Once touted unlimited energy source generates little interest today

 

Mar 30 - McClatchy-Tribune Business News Formerly Knight Ridder/Tribune Business News - Jon Van Chicago Tribune

Unlimited energy brewed in a bottle sparked a worldwide sensation nearly 18 years ago. Promises that cold fusion would power the planet, however, were shot down in little more than a month.

On Thursday, researchers who continue to believe in cold fusion drew fewer than a dozen spectators to Chicago for the national meeting of the American Chemical Society.

Still, the dream believers remain undeterred.

"I don't know that my efforts have been dismissed," said George Miley, director of the fusion studies lab at the University of Illinois at Urbana-Champaign. "They've just been ignored."

Miley, who does research mostly in mainstream high-temperature fusion, spends his free time doing cold-fusion experiments, and his results have convinced him that limitless power is possible, although he said it will take much more research to obtain.

The first step will require regaining attention from a scientific community and a general populace that dismissed the cold-fusion notion almost as soon as they heard about it. But overcoming its past may be too big a hurdle for cold fusion.

"These are mostly the same guys who jumped on board 18 years ago," said Robert Park, a physics professor at the University of Maryland who wrote "Voodoo Science," a book about pseudoscience. "To my knowledge, they haven't convinced a single soul outside their own community.

"These guys aren't bad guys. They're just wrong, as far as I can tell."

Cold fusion started 18 years ago when Stanley Pons and Martin Fleischmann, researchers working at the University of Utah, held a press conference to announce that a new power source was just around the corner to save the Earth from pollution and high energy bills.

The Wall Street Journal's front-page story gave the claims credibility, and within a week cold fusion landed on the covers of Time, Newsweek and BusinessWeek. A standing ovation greeted Pons and Fleischmann when they attended the 1989 American Chemical Society meeting.

But most scientists who tried to replicate the Pons/Fleischmann findings found they couldn't, and the pair soon admitted some mistakes.

They continued to insist that their experiments with deuterium, a form of hydrogen found in seawater, and palladium produced more energy than the electricity fed into the apparatus to make it work. This indicated that some deuterium atoms were fusing with each other at room temperature, releasing tremendous energy, they said.

Widespread criticism caused them to retreat from promises of vast commercially available power. Along with cold fusion, they faded from public view.

But for a hard core of scientists around the world, as well as any number of patent lawyers and hopeful investors, cold fusion remained intriguing.

As he surveyed the mostly empty chairs in a meeting room Thursday at McCormick Place, Melvin Miles, a colleague of Fleischmann's, lamented that "not many people are here today because most people thought this was proven wrong years ago."

Because Fleischmann, who lives in the United Kingdom, is 80 years old and averse to travel, Miles presented Fleischmann's latest results that still attempt to refute criticisms leveled at work done 18 years ago. Other presenters have moved beyond the original Pons/Fleischmann experiments.

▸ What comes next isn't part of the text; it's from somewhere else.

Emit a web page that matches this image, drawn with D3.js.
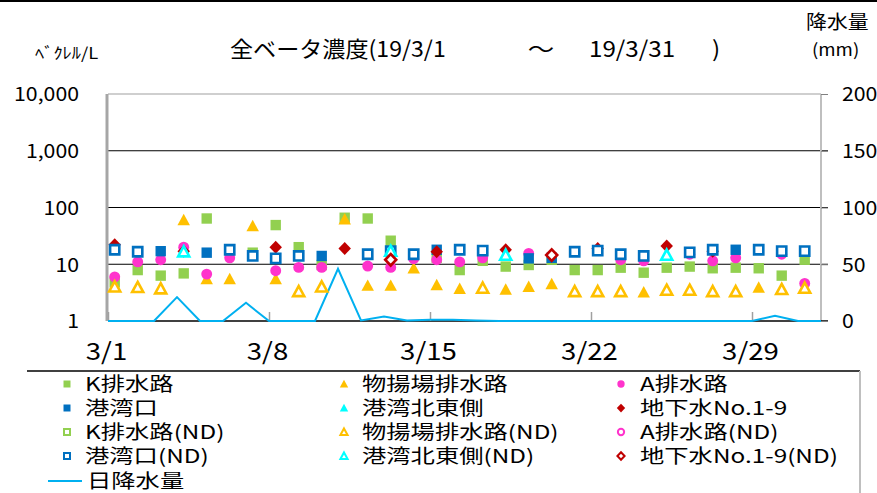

Miley provided results from Urbana, where he used detectors to document that charged particles are emitted from cold-fusion experiments, a sign of nuclear activity. Others presented similar evidence.

Miley said his results have been accepted for publication in a mainstream science publication, the Journal of Fusion Energy; he hopes critics will come forward to dispute his results.

"No one argues about it," he said. "They think it's too absurd. I've been convinced for some while that cold fusion is real. I want to find how to do something useful with it."

Difficulties facing cold-fusion advocates illustrate just how messy and human the scientific process can be, said Bernard Beck, a Northwestern University emeritus sociologist.

"Science is very tricky compared to all other ways to figure out the world," said Beck. "It prides itself on being open to being corrected. It's not reactionary or obsessive. That's a wonderful promise, but because science is such a huge institution, it cannot get anywhere unless people are in some agreement.

"That tends to make things conservative by its nature."

So, like anyone else, scientists mostly reject radical new ideas, but don't close the door completely. Hence, the cold-fusion folks got a daylong symposium at the chemical society meeting.

"In other traditions," said Beck, "the people in charge might say go get these guys and burn 'em at the stake. In science, they just get ignored."